Some or all of the following methods will be used:

  1. Lecture/discussion
  2. Group work
  3. Peer editing
  4. Instructor feedback on students’ work
  5. Individual consultation
Course Description
This course introduces students to works by Canadian authors, primarily contemporary, within the contexts of Canadian culture and identity. Students will read works from at least two major literary genres.
Course Content

All first-year English literature courses share the following features:  

  1. Students are instructed in the writing of critical essays on literary subjects.
  2. Students are taught to recognize and understand a variety of literary devices and textual elements, such as metaphor, symbolism, distinctions between author and narrator/narrating persona, and issues of language and of structure, as appropriate to the genres and texts studied.
  3. Readings and topics vary among sections of the same course, according to each instructor’s selection; however, all course materials are consistent with the objectives/outcomes for this course.

In English 1101, students will examine works in at least two of the following genres: 

  1. Fiction (novels and/or short stories)
  2. Non-fiction (personal essays, memoir, journals/diaries, travel literature)
  3. Drama
  4. Poetry
Learning Outcomes

Upon completion of any first-year English literature course, the successful student should be able to

  1. read receptively and reflectively, with sensitivity to the subtleties of language;
  2. recognize and understand literary devices;
  3. practice writing as a process involving pre-writing, drafting, revising and editing;
  4. write an essay of literary analysis that develops an interpretive thesis supported by appropriate and correctly cited evidence; and
  5. give and receive constructive criticism about written work.

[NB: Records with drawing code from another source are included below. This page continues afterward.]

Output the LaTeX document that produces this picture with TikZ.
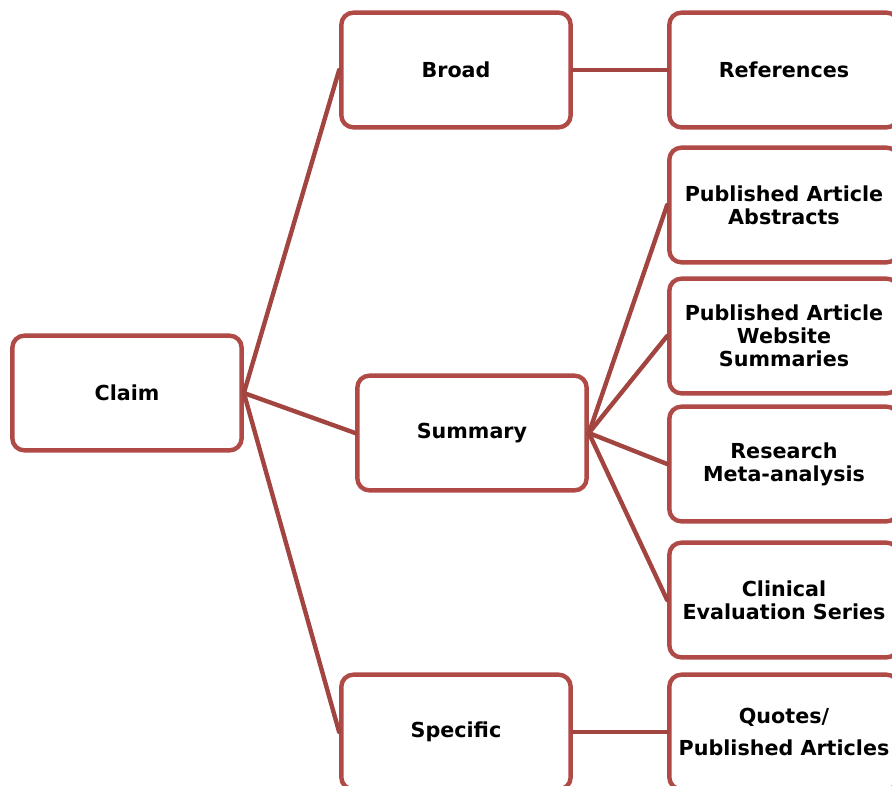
\documentclass[tikz,border=0pt]{standalone}
\usepackage{fontspec}
\setmainfont{DejaVu Sans}
\definecolor{boxred}{RGB}{176,74,70}
\begin{document}
\begin{tikzpicture}[x=.75pt,y=-.75pt,line join=round,line cap=round,
	box/.style={draw=boxred,line width=3.3pt,rounded corners=9pt,fill=white,
		minimum width=172pt,minimum height=86pt,align=center,inner sep=1pt,
		font=\bfseries\fontsize{15.5}{17.3}\selectfont},
	link/.style={draw=boxred!92!black,line width=3.3pt}]
	\clip (0,0) rectangle (892,785); % bounding box as the reference
	% left column
	\node[box] (claim) at (127,393) {Claim};
	% middle column
	\node[box] (broad) at (456,70) {Broad};
	\node[box] (summary) at (472,433) {Summary};
	\node[box] (specific) at (456,732) {Specific};
	% right column
	\node[box] (refs) at (784,70) {References};
	\node[box] (abstracts) at (784,205) {Published Article\\Abstracts};
	\node[box] (website) at (784,336) {Published Article\\Website\\Summaries};
	\node[box] (meta) at (784,464) {Research\\Meta-analysis};
	\node[box] (clinical) at (784,600) {Clinical\\Evaluation Series};
	\node[box,font=\bfseries\fontsize{15.5}{24}\selectfont] (quotes) at (784,732) {Quotes/\\Published Articles};
	% connectors
	\foreach \n in {broad,summary,specific}
		\draw[link] (claim.east) -- (\n.west);
	\draw[link] (broad.east) -- (refs.west);
	\foreach \n in {abstracts,website,meta,clinical}
		\draw[link] (summary.east) -- (\n.west);
	\draw[link] (specific.east) -- (quotes.west);
\end{tikzpicture}
\end{document}
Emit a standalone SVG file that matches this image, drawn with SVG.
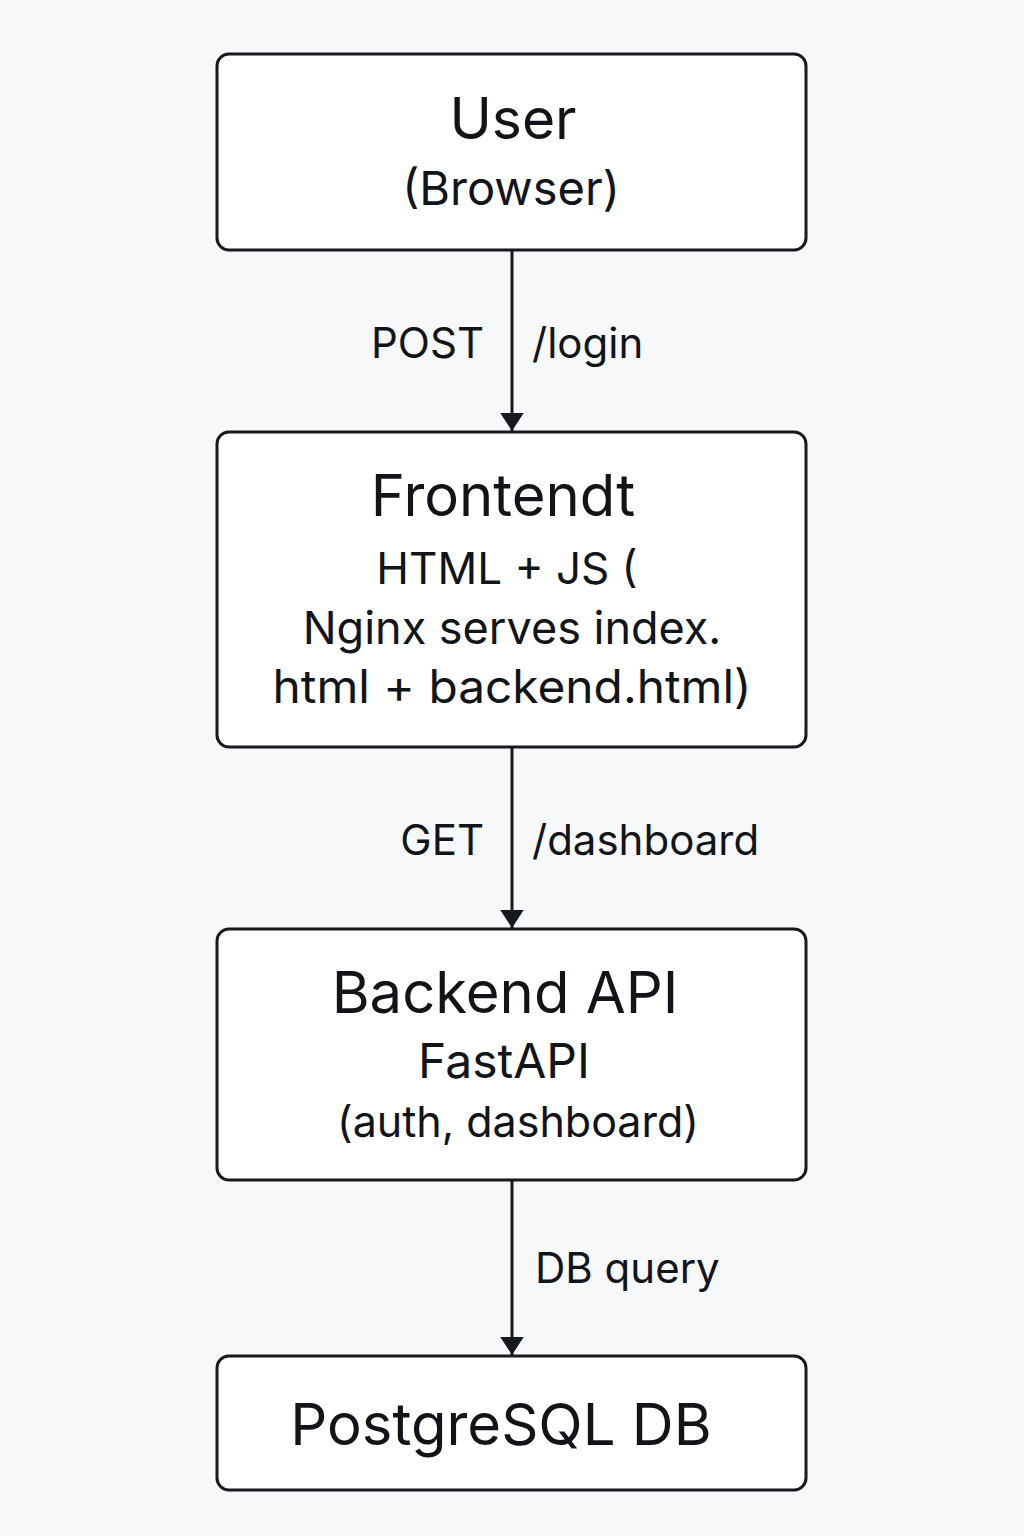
<svg xmlns="http://www.w3.org/2000/svg" width="1024" height="1536" viewBox="0 0 1024 1536">
<style>
.box{fill:#ffffff;stroke:#16191d;stroke-width:3}
.t{font-family:Inter,"Noto Sans","Liberation Sans",sans-serif;fill:#111418;text-anchor:middle}
.lbl{font-family:Inter,"Noto Sans","Liberation Sans",sans-serif;fill:#111418;font-size:42px}
.edge{stroke:#16191d;stroke-width:3;fill:none}
</style>
<defs>
<marker id="ah" markerWidth="6" markerHeight="8" refX="6" refY="3.9" orient="auto" markerUnits="strokeWidth">
<path d="M0,0 L6,3.9 L0,7.8 Z" fill="#16191d"/>
</marker>
</defs>
<rect width="1024" height="1536" fill="#f7f8fa"/>
<g id="connectors">
<line class="edge" x1="512" y1="250" x2="512" y2="431" marker-end="url(#ah)"/>
<line class="edge" x1="512" y1="747" x2="512" y2="928" marker-end="url(#ah)"/>
<line class="edge" x1="512" y1="1180" x2="512" y2="1355" marker-end="url(#ah)"/>
<text class="lbl" x="484" y="358" text-anchor="end" font-size="41">POST</text>
<text class="lbl" x="532" y="358">/login</text>
<text class="lbl" x="484" y="855" text-anchor="end">GET</text>
<text class="lbl" x="532" y="855">/dashboard</text>
<text class="lbl" x="535" y="1283">DB query</text>
</g>
<g id="user">
<rect class="box" x="217" y="54" width="589" height="196" rx="12"/>
<text class="t" x="513" y="139" font-size="57">User</text>
<text class="t" x="511" y="205" font-size="47">(Browser)</text>
</g>
<g id="frontend">
<rect class="box" x="217" y="432" width="589" height="315" rx="12"/>
<text class="t" x="503" y="516" font-size="58">Frontendt</text>
<text class="t" x="507" y="584" font-size="44">HTML + JS (</text>
<text class="t" x="512" y="644" font-size="45">Nginx serves index.</text>
<text class="t" x="512" y="703" font-size="46" textLength="479" lengthAdjust="spacingAndGlyphs">html + backend.html)</text>
</g>
<g id="backend">
<rect class="box" x="217" y="929" width="589" height="251" rx="12"/>
<text class="t" x="505" y="1013" font-size="58">Backend API</text>
<text class="t" x="504" y="1078" font-size="48">FastAPI</text>
<text class="t" x="518" y="1137" font-size="43">(auth, dashboard)</text>
</g>
<g id="postgres">
<rect class="box" x="217" y="1356" width="589" height="134" rx="12"/>
<text class="t" x="501" y="1445" font-size="58">PostgreSQL DB</text>
</g>
</svg>
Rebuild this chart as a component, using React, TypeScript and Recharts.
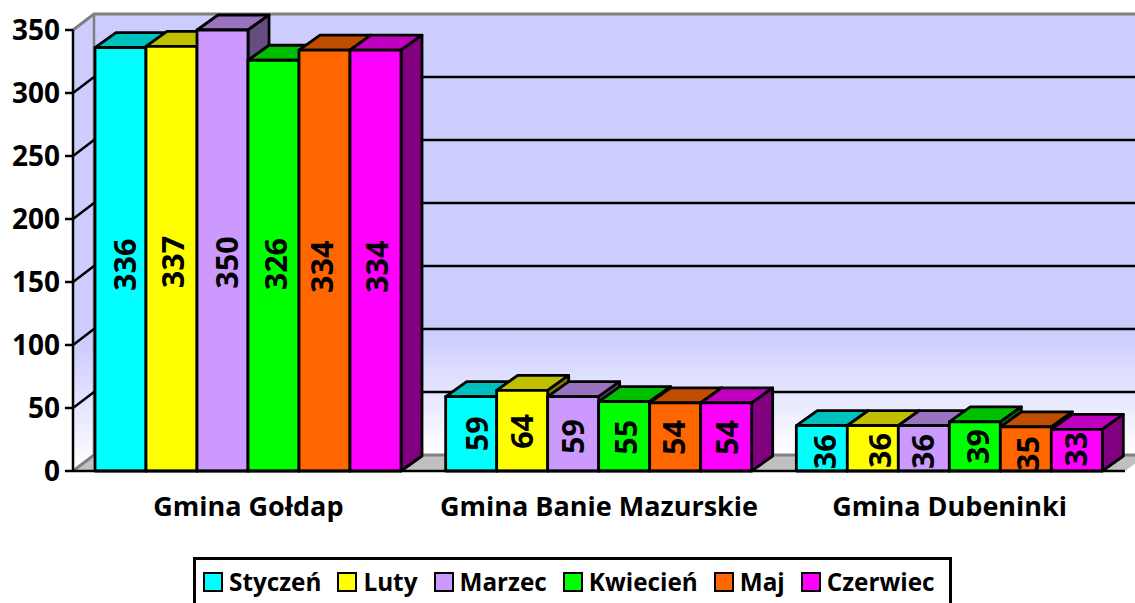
import React from "react";
import { BarChart, Bar, XAxis, YAxis, CartesianGrid, ReferenceArea, Legend, LabelList } from "recharts";

const categories = ["Gmina Gołdap", "Gmina Banie Mazurskie", "Gmina Dubeninki"];
const styczen = [336, 59, 36];
const luty = [337, 64, 36];
const marzec = [350, 59, 36];
const kwiecien = [326, 55, 39];
const maj = [334, 54, 35];
const czerwiec = [334, 54, 33];
const yTicks = [0, 50, 100, 150, 200, 250, 300, 350];
const edgeTicks = [0, 1, 2, 3];

const seriesList = [
  { name: "Styczeń", values: styczen, color: [0, 255, 255] },
  { name: "Luty", values: luty, color: [255, 255, 0] },
  { name: "Marzec", values: marzec, color: [204, 153, 255] },
  { name: "Kwiecień", values: kwiecien, color: [0, 255, 0] },
  { name: "Maj", values: maj, color: [255, 102, 0] },
  { name: "Czerwiec", values: czerwiec, color: [255, 0, 255] },
];

// Label placement nudges (px, relative to the bar centre), one row per series, one column per category.
const labelNudgeX = [
  [5.5, 6.5, 4],
  [2.5, 0, 8],
  [4.5, 0, 0],
  [3, 2, 4],
  [-2, -1, 3],
  [2, 1, 0],
];
const labelNudgeY = [
  [5.4, 0, 3.5],
  [3.3, 0.7, 2.2],
  [12, 2.6, 3.2],
  [-1.5, 1, 0],
  [6.2, 0.5, 4.5],
  [6.2, 0.5, -1],
];

const rows = categories.map((category, i) => {
  const row: Record<string, string | number> = { category };
  seriesList.forEach((s) => (row[s.name] = s.values[i]));
  return row;
});

const DX = 21;
const DY = 15;
const WALL_DY = 16;
const FONT = "'Open Sans', Lato, sans-serif";
const rgb = (c: number[], k = 1) => `rgb(${c.map((v) => Math.round(v * k)).join(",")})`;

const Bar3D = (color: number[]) => (p: any) => {
  const { x, y, width, height } = p;
  if (!(width > 0)) return null;
  return (
    <g stroke="#000" strokeWidth={2.8} strokeLinejoin="round">
      <polygon points={`${x},${y} ${x + DX},${y - DY} ${x + width + DX},${y - DY} ${x + width},${y}`} fill={rgb(color, 0.75)} />
      <polygon points={`${x + width},${y} ${x + width + DX},${y - DY} ${x + width + DX},${y + height - DY} ${x + width},${y + height}`} fill={rgb(color, 0.5)} />
      <rect x={x} y={y} width={width} height={height} fill={rgb(color)} />
    </g>
  );
};

const Walls = (p: any) => {
  const { x, y, width, height } = p;
  const b = y + height;
  const r = x + width;
  return (
    <g>
      <defs>
        <linearGradient id="wallFill" x1="0" y1="0" x2="0" y2="1">
          <stop offset="0.72" stopColor="#ccccff" />
          <stop offset="1" stopColor="#ffffff" />
        </linearGradient>
      </defs>
      <rect x={x + DX} y={y - WALL_DY} width={width} height={height} fill="url(#wallFill)" />
      <polygon points={`${x},${y} ${x + DX},${y - WALL_DY} ${x + DX},${b - WALL_DY} ${x},${b}`} fill="url(#wallFill)" />
      <polygon points={`${x},${b} ${x + DX},${b - WALL_DY} ${r + DX},${b - WALL_DY} ${r},${b}`} fill="#c0c0c0" />
      <line x1={x + DX} y1={y - WALL_DY} x2={x + DX} y2={b - WALL_DY} stroke="#808080" strokeWidth={2.5} />
    </g>
  );
};

const GridLine = (p: any) => {
  const { x1, x2, y1, index } = p;
  const edge = y1 < 40 || y1 > 460;
  return (
    <path
      key={index}
      d={`M${x1},${y1} L${x1 + DX},${y1 - WALL_DY} L${x2 + DX},${y1 - WALL_DY}`}
      fill="none"
      stroke={edge ? "#808080" : "#000"}
      strokeWidth={edge ? 3 : 2.4}
    />
  );
};

const makeLabel = (seriesIndex: number) => (p: any) => {
  const { x, y, width, height, value, index } = p;
  const cx = x + width / 2 - 1.5 + labelNudgeX[seriesIndex][index];
  const cy = y + height / 2 + labelNudgeY[seriesIndex][index];
  const id = `clip-${seriesIndex}-${index}`;
  return (
    <g>
      <clipPath id={id}>
        <rect x={x} y={y} width={width} height={height - 1} />
      </clipPath>
      <g clipPath={`url(#${id})`}>
        <text
          x={cx}
          y={cy}
          transform={`rotate(-90 ${cx} ${cy})`}
          textAnchor="middle"
          dominantBaseline="central"
          fontFamily={FONT}
          fontWeight={700}
          fontSize={30.5}
          fill="#000"
        >
          {value}
        </text>
      </g>
    </g>
  );
};

const LegendBox = () => (
  <div
    style={{
      boxSizing: "border-box",
      width: 759,
      height: 60,
      border: "3px solid #000",
      background: "#fff",
      display: "flex",
      alignItems: "flex-start",
      paddingLeft: 7,
      paddingTop: 5,
      fontFamily: FONT,
      fontWeight: 700,
      fontSize: 24.3,
      color: "#000",
      whiteSpace: "nowrap",
    }}
  >
    {seriesList.map((s) => (
      <div key={s.name} style={{ display: "flex", alignItems: "center", marginRight: 16 }}>
        <span
          style={{
            boxSizing: "border-box",
            display: "inline-block",
            width: 20,
            height: 20,
            border: "2.5px solid #000",
            background: rgb(s.color),
            marginRight: 6,
          }}
        />
        {s.name}
      </div>
    ))}
  </div>
);

export default function App() {
  return (
    <div style={{ position: "absolute", left: 0, top: 0, width: 1135, height: 603, overflow: "hidden", background: "#fff" }}>
      <BarChart
        width={1135}
        height={603}
        data={rows}
        margin={{ top: 30, right: 10, bottom: 11, left: 0 }}
        barCategoryGap={22}
        barGap={0}
      >
        <ReferenceArea y1={0} y2={350} shape={Walls} ifOverflow="visible" zIndex={-200} />
        <CartesianGrid vertical={false} horizontal={GridLine} />
        <XAxis
          type="number"
          dataKey={() => 0}
          domain={[0, 3]}
          ticks={edgeTicks}
          tick={false}
          height={1}
          tickSize={9}
          axisLine={{ stroke: "#000", strokeWidth: 2.5 }}
          tickLine={{ stroke: "#000", strokeWidth: 2.5 }}
        />
        <XAxis
          xAxisId="cat"
          dataKey="category"
          height={60}
          axisLine={false}
          tickLine={false}
          tickMargin={19}
          interval={0}
          tick={{ fontFamily: FONT, fontWeight: 700, fontSize: 27, fill: "#000" }}
        />
        <YAxis
          width={73}
          domain={[0, 350]}
          ticks={yTicks}
          tickSize={8}
          tickMargin={5}
          interval={0}
          axisLine={{ stroke: "#000", strokeWidth: 2.5 }}
          tickLine={{ stroke: "#000", strokeWidth: 2.5 }}
          tick={{ fontFamily: FONT, fontWeight: 700, fontSize: 28, fill: "#000" }}
        />
        {seriesList.map((s, si) => (
          <Bar key={s.name} xAxisId="cat" dataKey={s.name} fill={rgb(s.color)} isAnimationActive={false} shape={Bar3D(s.color)}>
            <LabelList dataKey={s.name} content={makeLabel(si)} />
          </Bar>
        ))}
        <Legend content={LegendBox} wrapperStyle={{ position: "absolute", left: 193, top: 557, width: 759, height: 60, bottom: "auto" }} />
      </BarChart>
    </div>
  );
}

Upon completion of English 1101, the successful student should also be able to understand 

  1. some of the wide variety of themes and focuses in Canadian writing, such as immigrant experiences, ethnic heterogeneity, post colonialism, regional diversity, and relationships with the natural environment;
  2. the shifting nature of Canadian identity and of the Canadian literary canon; and
  3. the positioning of Canadian literary culture(s) in global contexts. 
Means of Assessment
  1. A minimum of two formal academic essays, with a combined value of at least 40% of the course grade.
  2. A minimum of 80% of the course grade will be based on writing assignments (essays, essay-based exams, journals, paragraphs).  A maximum of 20% of the course grade may be based on informal writing (quizzes, short answer tests); oral reports/presentations; participation/preparation grades; and/or other non writing-intensive assignments.
  3. A minimum of 15% of the course grade will be based on in-class writing (essay or exam).
Textbook Materials

Textbooks and Materials to be Purchased by Students

Sample reading list:

  • Atwood, Oryx and Crake
  • Choy, The Jade Peony
  • Highway, Dry Lips Oughta Move to Kapuskasing
  • Selvadurai, Funny Boy
  • Coursepack, including personal essays and travel literature, short stories, and poetry

A minimum score on the Douglas College writing assessment, or equivalent, as per the College calendar.

Which Prerequisite

In combination with another 1100-level English or CRWR course or with ENGL 1200 (as per College calendar requirements), this course may serve as a prerequisite for any 2000-level English course.